Once the switch is made, the rulers of the entrenched bureaucracy conclude that the prince has gone mad rather than been replaced, and when they report their finding to Twain’s brilliantly drawn fictional Henry VIII, the king, who is dying, orders that the prince’s madness be tolerated and ignored, and that anyone spreading news of Edward’s distemper outside the castle will be summarily executed for treason. And that, from what I gather from Wilson’s biography, would have been just like Henry.

O, what a tangled web we weave;

When first we practice to deceive! Sir Walter Scott

Lying is the primary method of rule by an oligarchy masquerading as a monarchy or as a democracy with a congress and president. I am thinking specifically of what is going on right now at the Fukushima nuclear power plants in Japan, and how we, the people, are being lied to so egregiously it would be laughable except the powers-that-be, so far, are getting away with their lies and what they are lying about is the ruination of an entire nation if not a larger part of the entire world.

So why did Henry VIII lie as a way of life? Why did Bill Clinton lie with every breath he took? Why does Barack Obama lie with such maddening frequency? And how did these guys get so good at lying? My hunch is that they each developed a false persona early in life in order to survive a childhood that did not permit honesty, either self-honesty or honesty to others, and these false personas served them so well that they became, Henry and Bill and Barack, thoroughly false.

Of equal importance, of course, is why we, the people, so readily believe the lies of our lying overlords and keep electing and/or not overthrowing these monsters? After painful consideration of my own enduring gullibility, I think we believe our lying overlords (at least enough not to revolt) because the entrenched bureaucracy, by successfully controlling our religion, our media, and our education, has instilled in us from cradle to grave a foundational mythology of lies with which their current lies resonate as entirely plausible.

“The least initial deviation from the truth is multiplied later a thousandfold.” Aristotle

Regarding Fukushima, the foundational mythology says that the corporations that build nuclear power plants are inherently good. General Electric, after all, is synonymous with light bulb, and who doesn’t love a light bulb? Thus it is inconceivable to a well-indoctrinated citizenry that those who give us light and electricity to run our computers and play our video games would ever build a power plant that might turn Japan into an uninhabitable wasteland for centuries to come. Who wants to believe that? No one. And the puppeteers of king and president puppets know we don’t want to believe what may very well be true. So they say things like, “We are rigorously monitoring the situation, and we are confident the situation will be stabilized relatively soon and that negative impacts on the environment will be minimal,” when the truth is just the opposite.
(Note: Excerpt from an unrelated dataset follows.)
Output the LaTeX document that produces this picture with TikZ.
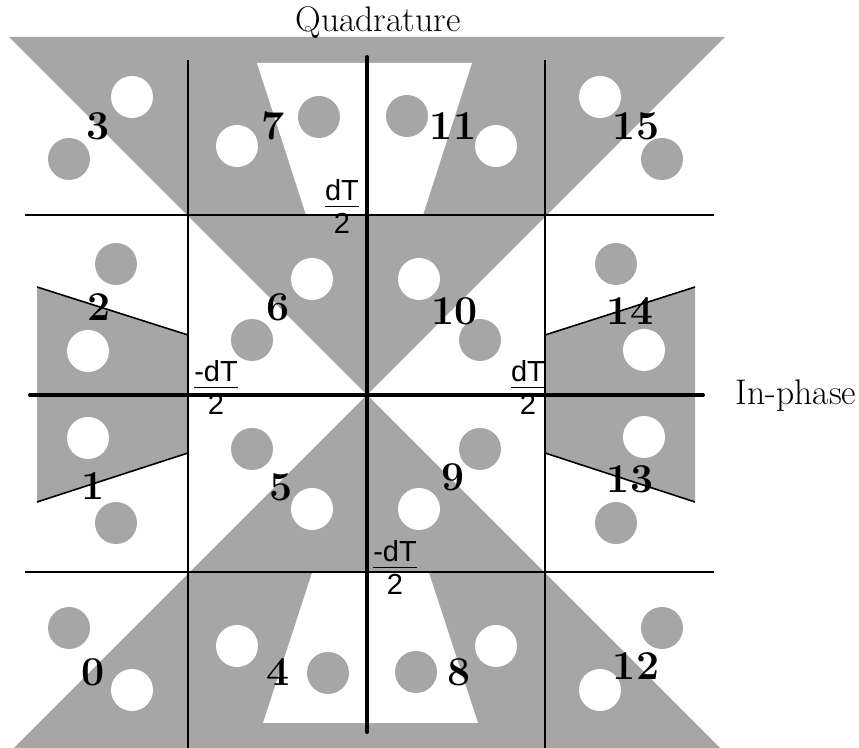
\documentclass[tikz,border=0pt]{standalone}
\usepackage{amsmath}
\usepackage{fontspec}
\newfontfamily\arialfont{Liberation Sans}
\usetikzlibrary{positioning}
\definecolor{cgray}{HTML}{A6A6A6}
\tikzset{
  zone/.style={fill=cgray},
  gap/.style={fill=white},
  gridline/.style={line width=0.8pt},
  axisline/.style={line width=2pt,line cap=round},
  edgeline/.style={line width=0.8pt},
  sym/.style={font=\fontsize{20.5}{20.5}\selectfont\bfseries,inner sep=0pt},
  frac/.style={font=\arialfont\fontsize{14.5}{16}\selectfont,inner sep=0pt,anchor=base},
  axlbl/.style={font=\fontsize{17.8}{19}\selectfont,inner sep=0pt,anchor=base},
}
\newcommand{\thr}[1]{$\dfrac{\raisebox{-3pt}{\text{#1}}}{\text{2}}$}

\begin{document}
\begin{tikzpicture}[x=0.5pt,y=-0.5pt]
  \useasboundingbox (0,0) rectangle (859,748);
  % decision regions
  \fill[zone] (9,37) -- (725,37) -- (367,395) -- cycle;
  \fill[zone] (367,395) -- (720,748) -- (14,748) -- cycle;
  \fill[gap] (257,63) -- (472,63) -- (423,215) -- (306,215) -- cycle;
  \fill[gap] (312,573) -- (429,573) -- (478,723) -- (263,723) -- cycle;
  \fill[zone] (37,287) -- (188,335) -- (188,453) -- (37,502) -- cycle;
  \fill[zone] (545,335) -- (695,287) -- (695,502) -- (545,453) -- cycle;
  \draw[edgeline] (37,287) -- (188,335) (37,502) -- (188,453);
  \draw[edgeline] (695,287) -- (545,335) (695,502) -- (545,453);
  % constellation points
  \foreach \x/\y in {69/159,319/117,407/116,662/159,116/264,252/340,480/340,616/264,
      116/523,252/449,480/449,616/523,69/628,328/673,416/672,662/628}
    \fill[cgray] (\x,\y) circle[radius=10.5pt];
  \foreach \x/\y in {132/97,237/146,496/146,600/97,88/351,312/279,419/279,644/350,
      88/438,312/509,419/509,644/437,132/690,237/646,496/646,600/690}
    \fill[white] (\x,\y) circle[radius=10.5pt];
  % grid and axes
  \draw[gridline] (25,215) -- (714,215) (25,572) -- (714,572);
  \draw[gridline] (188,60) -- (188,748) (545,60) -- (545,748);
  \draw[axisline] (30,395) -- (703,395);
  \draw[axisline] (367,57) -- (367,732);
  % symbol numbers
  \foreach \n/\x/\y in {0/93/672,1/93/486,2/99/307,3/98/126,4/278/672,5/281/487,
      6/278/307,7/273/126,8/459/672,9/453/477,10/455/311,11/453/126,
      12/636/666,13/630/479,14/630/311,15/636/126}
    \node[sym] (s\n) at (\x,\y) {\n};
  % thresholds
  \node[frac] (ftop) at (342,214) {\thr{dT}};
  \node[frac] (fleft) at (216,395) {\thr{-dT}};
  \node[frac] (fright) at (528,395) {\thr{dT}};
  \node[frac] (fbot) at (395,575) {\thr{-dT}};
  % axis names
  \node[axlbl] (quad) at (378,32) {Quadrature};
  \node[axlbl] (inph) at (796,405) {In-phase};
\end{tikzpicture}
\end{document}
Here’s a little tidbit I snatched from Reuters that sheds a tiny light of truth on what’s going on at Fukushima. “In its attempt to bring the plant under control, TEPCO is looking for “jumpers”—workers who, for payment of up to $5,000 a shift, will rush into highly radioactive areas to do a quick task before racing out as quickly as possible.” See? Clearly they’ve got things under control. And if you need some quick cash…

“Compassion is the basis of all morality.” Arthur Schopenhauer

In The Prince and the Pauper, while the pauper is fast learning to play the part of a prince, the real prince, who had yet to solidify his false persona, is learning firsthand what life among the downtrodden is really like. And ultimately he learns what it is to sacrifice one’s self for the good of others; which is the quantum opposite of what kings and presidents learn to do. Alas.

If only Obama and Bush and Clinton would each take a turn or two as “jumpers” at Fukushima. Maybe then we would finally see the beginning of the end to the nuclear madness.